More cording

Before the corded quilting samples get put away I thought I’d show just a few more close-ups – (still grappling with new(ish) phone camera)

This piece was going to be just corded but I ended up adding a very small amount of stuffing to the enclosed spaces and I was very pleased with the finished effect.

This sample is ready for a close-spaced and interesting background and I might just be in the right mood to do that, so I’m keeping this sample out on the worktable.
This was a sample I made to show the use and effectiveness of closely-spaced corded lines. You can also see at the left hand side that it is not advisable to have heavily stitched areas and open spaces – too much distortion. Better to have the same density of stitch across the whole piece.

And here’s the reverse side of a 1960’s piece of Italian quilting, complete with heavy ballpoint or carbon pattern markings. Now I’m off to gather up class notes, worksheets and patterns and write a Zoom lesson plan – coming soon!

Still here!

The letup from lockdown seems to be a perfectly weird set of almost new experiences – switching between feelings of things being normal, not normal, really difficult, almost forgotten and a hefty dose of detached chaos. No stitching, I still can’t settle or focus – so I’m substituting garden chores instead. Thank goodness for the reliable Pioneers and the Thursday at Three crew. The past couple of weeks the Pioneers have been looking at corded and stuffed quilting, boutis, trapunto, Italian quilting and we’ve enjoyed touring through history, costume, techniques and equipment. So, with no new stitching to show you, I’m referring back to corded samples from several years ago. First, part of the reverse and then the front of a favourite piece I did based on the centre of a Welsh wholecloth quilt followed by a detail of one of my designs worked as Italian quilting using muslin backing and a very soft twist wool to “cord”.

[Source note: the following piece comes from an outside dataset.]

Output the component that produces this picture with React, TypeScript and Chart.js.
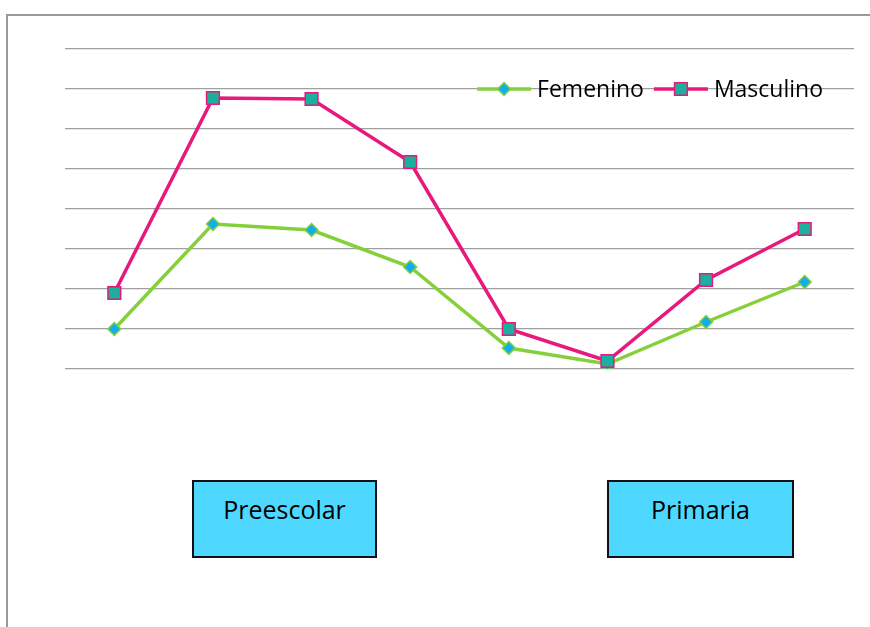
import React, { useEffect, useRef } from "react";
import { Chart, registerables } from "chart.js";

Chart.register(...registerables);

const categories = ["1", "2", "3", "4", "5", "6", "7", "8"];
const femenino = [1.0, 3.625, 3.475, 2.55, 0.525, 0.125, 1.175, 2.175];
const masculino = [1.9, 6.775, 6.75, 5.175, 1.0, 0.2, 2.225, 3.5];
const seriesNames = ["Femenino", "Masculino"];
const levelLabels = ["Preescolar", "Primaria"];

const FONT = "'Open Sans', 'Liberation Sans', sans-serif";

const legendPlugin = {
  id: "insideLegend",
  afterDatasetsDraw(chart: any) {
    const ctx = chart.ctx;
    const area = chart.chartArea;
    const y = chart.scales.y.getPixelForValue(7);
    ctx.save();
    ctx.font = `23px ${FONT}`;
    ctx.textBaseline = "middle";
    const lineLen = 54;
    const gapText = 6;
    const gapItem = 10;
    const items = chart.data.datasets.map((ds: any) => ({
      ds,
      w: lineLen + gapText + ctx.measureText(ds.label).width,
    }));
    const total = items.reduce((s: number, it: any) => s + it.w, 0) + gapItem * (items.length - 1);
    let x = area.right - 31 - total;
    items.forEach((it: any) => {
      const ds = it.ds;
      ctx.strokeStyle = ds.borderColor;
      ctx.lineWidth = ds.borderWidth;
      ctx.beginPath();
      ctx.moveTo(x, y);
      ctx.lineTo(x + lineLen, y);
      ctx.stroke();
      const cx = x + lineLen / 2;
      ctx.fillStyle = ds.pointBackgroundColor;
      ctx.strokeStyle = ds.pointBorderColor;
      ctx.lineWidth = ds.pointBorderWidth;
      ctx.beginPath();
      if (ds.pointStyle === "rectRot") {
        const r = ds.pointRadius;
        ctx.moveTo(cx, y - r);
        ctx.lineTo(cx + r, y);
        ctx.lineTo(cx, y + r);
        ctx.lineTo(cx - r, y);
        ctx.closePath();
      } else {
        const s = Math.SQRT1_2 * ds.pointRadius;
        ctx.rect(cx - s, y - s, 2 * s, 2 * s);
      }
      ctx.fill();
      ctx.stroke();
      ctx.fillStyle = "#000";
      ctx.textAlign = "left";
      ctx.fillText(ds.label, x + lineLen + gapText, y + 1);
      x += it.w + gapItem;
    });
    ctx.restore();
  },
};

export default function App() {
  const ref = useRef<HTMLCanvasElement | null>(null);
  useEffect(() => {
    if (!ref.current) return;
    const chart = new Chart(ref.current, {
      type: "line",
      data: {
        labels: categories,
        datasets: [
          {
            label: seriesNames[0],
            data: femenino,
            borderColor: "#85D03A",
            borderWidth: 3.5,
            pointStyle: "rectRot",
            pointRadius: 6.5,
            pointBackgroundColor: "#12AEEB",
            pointBorderColor: "#85D03A",
            pointBorderWidth: 1.5,
            tension: 0,
            order: 1,
          },
          {
            label: seriesNames[1],
            data: masculino,
            borderColor: "#E8197C",
            borderWidth: 3.5,
            pointStyle: "rect",
            pointRadius: 9,
            pointBackgroundColor: "#1BB09E",
            pointBorderColor: "#E8197C",
            pointBorderWidth: 1.5,
            tension: 0,
            order: 0,
          },
        ] as any,
      },
      options: {
        animation: false,
        responsive: false,
        devicePixelRatio: 1,
        layout: { padding: { left: 65, right: 16, top: 49, bottom: 258 } },
        plugins: { legend: { display: false }, tooltip: { enabled: false } },
        scales: {
          x: { display: false, offset: true, grid: { display: false } },
          y: {
            min: 0,
            max: 8,
            ticks: { display: false, stepSize: 1 },
            border: { display: false },
            grid: { color: "#a0a0a0", lineWidth: 1.3, drawTicks: false },
          },
        },
      },
      plugins: [legendPlugin],
    });
    return () => chart.destroy();
  }, []);

  const boxStyle = (left: number, width: number): React.CSSProperties => ({
    position: "absolute",
    left,
    top: 480,
    width,
    height: 78,
    boxSizing: "border-box",
    background: "#4FD8FF",
    border: "2px solid #111",
    fontFamily: FONT,
    fontSize: 25,
    color: "#000",
    textAlign: "center",
    paddingTop: 8,
    lineHeight: "38px",
  });

  return (
    <div style={{ position: "absolute", left: 0, top: 0, width: 870, height: 627, overflow: "hidden", background: "#fff" }}>
      <div
        style={{
          position: "absolute",
          left: 6,
          top: 14,
          width: 1000,
          height: 1000,
          borderTop: "2px solid #9a9a9a",
          borderLeft: "2px solid #9a9a9a",
        }}
      />
      <canvas ref={ref} width={870} height={627} style={{ position: "absolute", left: 0, top: 0 }} />
      <div style={boxStyle(192, 185)}>{levelLabels[0]}</div>
      <div style={boxStyle(607, 187)}>{levelLabels[1]}</div>
    </div>
  );
}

I really should remove all those tacking/basting threads!

Ten years on …

A lovely surprise today to see Carla’s post on her blog http://featheredfibers.wordpress.com – all about some of the stencils she uses in her wonderful quilting.  When Carla and I first made contact through cyberspace that was a lovely surprise too!  – it’s always good to know that someone likes your work and to see your designs used is a really uplifting treat.  Back in the days when I designed for fabrics it was a big thrill to walk around a quilt show and see that people had actually bought “my” fabric and chosen to use it, and it’s the same with quilting designs.  Seeing one of “my” designs used in a quilt is like a chance meeting with an old friend and it always feels good.  So, if you’re already familiar with Carla’s work you’ll understand how good I feel when I see how she’s used some of my stencils.   Her post has also made me dig back through my files and find out what I was working on then – can’t believe it was ten years ago! – here’s a couple of other designs I did around the same time –

All this delving into files somehow turned into delving into old quilting samples, which led me to look again at the feathered square motif that was on one of the stencils Carla showed, and reminded me that my hand quilting was not too shabby at this time (remember, we are talking ten years ago!)  –

The corded and quilted piece is now (I think) finished – again, this started off at least ten years ago (wonder if there’s a theme going on here?)  and has only just been hauled out of its hiding place.  The design is closely based on the centre of a vintage Welsh quilt that I own,  and it was featured as a pattern by Colonial Homes.  The addition of cording has made a difference, the effect is subtly richer than it was with just quilting, and I’m pleased with the result, even if it has taken a while!

One of the next things to do is resurrect another sample from the same pile and see if that will respond to similar treatment – or, I could add even more cording to this piece !  It’s decisions all the way!